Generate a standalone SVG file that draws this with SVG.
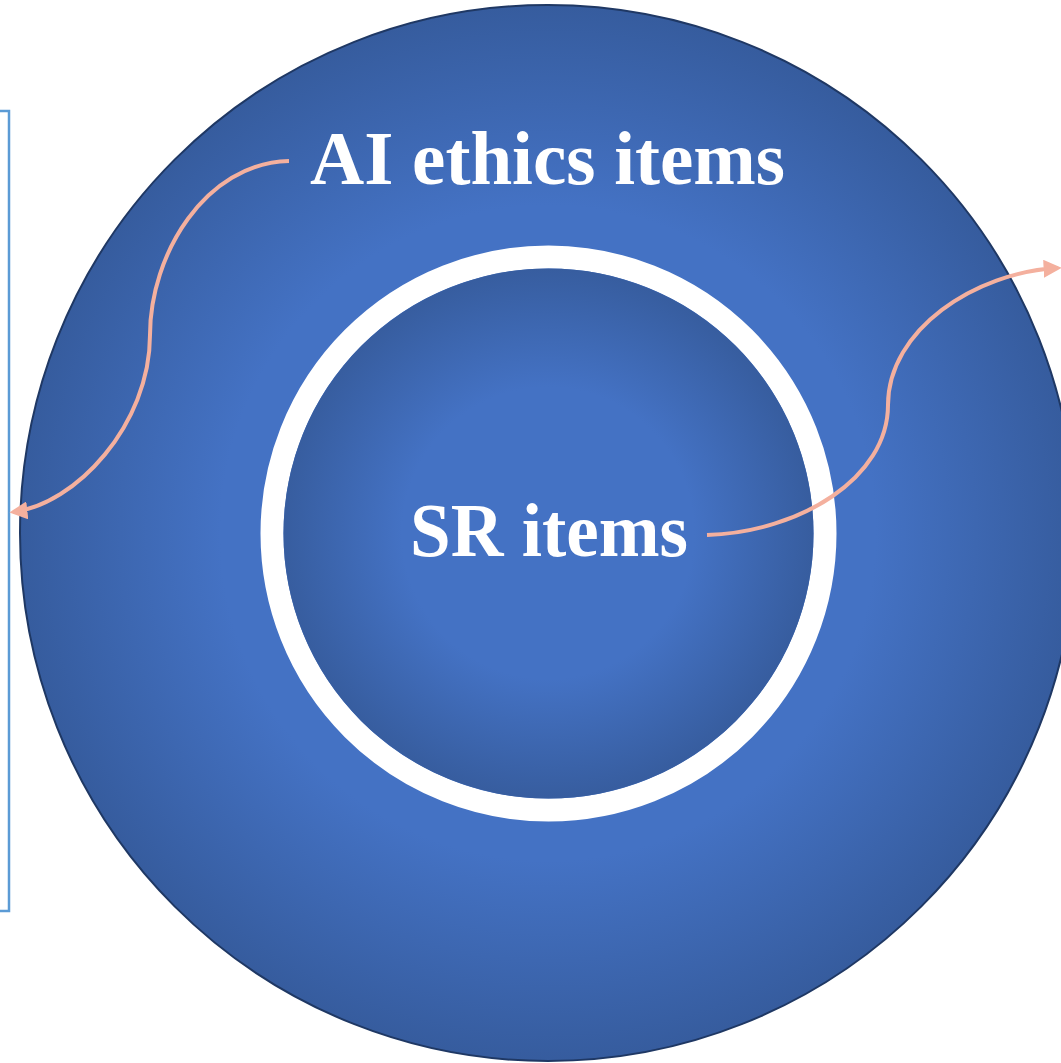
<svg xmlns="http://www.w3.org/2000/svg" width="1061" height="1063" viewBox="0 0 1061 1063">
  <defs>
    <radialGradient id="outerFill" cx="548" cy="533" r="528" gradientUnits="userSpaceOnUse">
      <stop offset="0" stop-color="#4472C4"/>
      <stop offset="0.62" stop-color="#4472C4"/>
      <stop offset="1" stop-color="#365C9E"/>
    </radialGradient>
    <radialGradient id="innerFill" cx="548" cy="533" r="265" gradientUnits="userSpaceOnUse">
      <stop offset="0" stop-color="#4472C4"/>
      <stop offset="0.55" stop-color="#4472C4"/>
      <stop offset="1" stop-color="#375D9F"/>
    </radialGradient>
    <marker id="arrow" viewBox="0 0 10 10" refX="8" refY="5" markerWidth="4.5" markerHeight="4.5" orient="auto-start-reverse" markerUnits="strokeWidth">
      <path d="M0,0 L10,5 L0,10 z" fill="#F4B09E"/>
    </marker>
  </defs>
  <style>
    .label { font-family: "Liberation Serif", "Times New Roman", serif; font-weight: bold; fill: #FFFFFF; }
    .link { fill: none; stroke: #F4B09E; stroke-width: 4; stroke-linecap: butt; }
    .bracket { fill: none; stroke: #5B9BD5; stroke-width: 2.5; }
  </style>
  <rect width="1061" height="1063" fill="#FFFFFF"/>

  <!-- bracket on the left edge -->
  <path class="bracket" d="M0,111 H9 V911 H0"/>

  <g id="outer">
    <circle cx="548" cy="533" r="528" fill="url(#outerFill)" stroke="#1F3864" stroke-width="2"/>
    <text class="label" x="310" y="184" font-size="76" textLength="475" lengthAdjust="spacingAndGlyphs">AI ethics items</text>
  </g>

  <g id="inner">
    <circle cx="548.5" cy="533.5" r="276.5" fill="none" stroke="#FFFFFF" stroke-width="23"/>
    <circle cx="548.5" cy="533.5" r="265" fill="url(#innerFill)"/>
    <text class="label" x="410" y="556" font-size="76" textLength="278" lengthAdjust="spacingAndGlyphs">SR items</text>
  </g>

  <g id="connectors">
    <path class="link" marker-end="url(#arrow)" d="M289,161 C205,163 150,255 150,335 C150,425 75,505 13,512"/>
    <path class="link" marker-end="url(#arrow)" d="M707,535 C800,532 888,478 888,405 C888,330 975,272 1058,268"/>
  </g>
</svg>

□ □ □ □

▶ [What you need to do]:
Skip the pictures, then retype every line above exactly.

▶ [Solution below]:
Generate a standalone SVG file that draws this with SVG.
<svg xmlns="http://www.w3.org/2000/svg" width="1061" height="1063" viewBox="0 0 1061 1063">
  <defs>
    <radialGradient id="outerFill" cx="548" cy="533" r="528" gradientUnits="userSpaceOnUse">
      <stop offset="0" stop-color="#4472C4"/>
      <stop offset="0.62" stop-color="#4472C4"/>
      <stop offset="1" stop-color="#365C9E"/>
    </radialGradient>
    <radialGradient id="innerFill" cx="548" cy="533" r="265" gradientUnits="userSpaceOnUse">
      <stop offset="0" stop-color="#4472C4"/>
      <stop offset="0.55" stop-color="#4472C4"/>
      <stop offset="1" stop-color="#375D9F"/>
    </radialGradient>
    <marker id="arrow" viewBox="0 0 10 10" refX="8" refY="5" markerWidth="4.5" markerHeight="4.5" orient="auto-start-reverse" markerUnits="strokeWidth">
      <path d="M0,0 L10,5 L0,10 z" fill="#F4B09E"/>
    </marker>
  </defs>
  <style>
    .label { font-family: "Liberation Serif", "Times New Roman", serif; font-weight: bold; fill: #FFFFFF; }
    .link { fill: none; stroke: #F4B09E; stroke-width: 4; stroke-linecap: butt; }
    .bracket { fill: none; stroke: #5B9BD5; stroke-width: 2.5; }
  </style>
  <rect width="1061" height="1063" fill="#FFFFFF"/>

  <!-- bracket on the left edge -->
  <path class="bracket" d="M0,111 H9 V911 H0"/>

  <g id="outer">
    <circle cx="548" cy="533" r="528" fill="url(#outerFill)" stroke="#1F3864" stroke-width="2"/>
    <text class="label" x="310" y="184" font-size="76" textLength="475" lengthAdjust="spacingAndGlyphs">AI ethics items</text>
  </g>

  <g id="inner">
    <circle cx="548.5" cy="533.5" r="276.5" fill="none" stroke="#FFFFFF" stroke-width="23"/>
    <circle cx="548.5" cy="533.5" r="265" fill="url(#innerFill)"/>
    <text class="label" x="410" y="556" font-size="76" textLength="278" lengthAdjust="spacingAndGlyphs">SR items</text>
  </g>

  <g id="connectors">
    <path class="link" marker-end="url(#arrow)" d="M289,161 C205,163 150,255 150,335 C150,425 75,505 13,512"/>
    <path class="link" marker-end="url(#arrow)" d="M707,535 C800,532 888,478 888,405 C888,330 975,272 1058,268"/>
  </g>
</svg>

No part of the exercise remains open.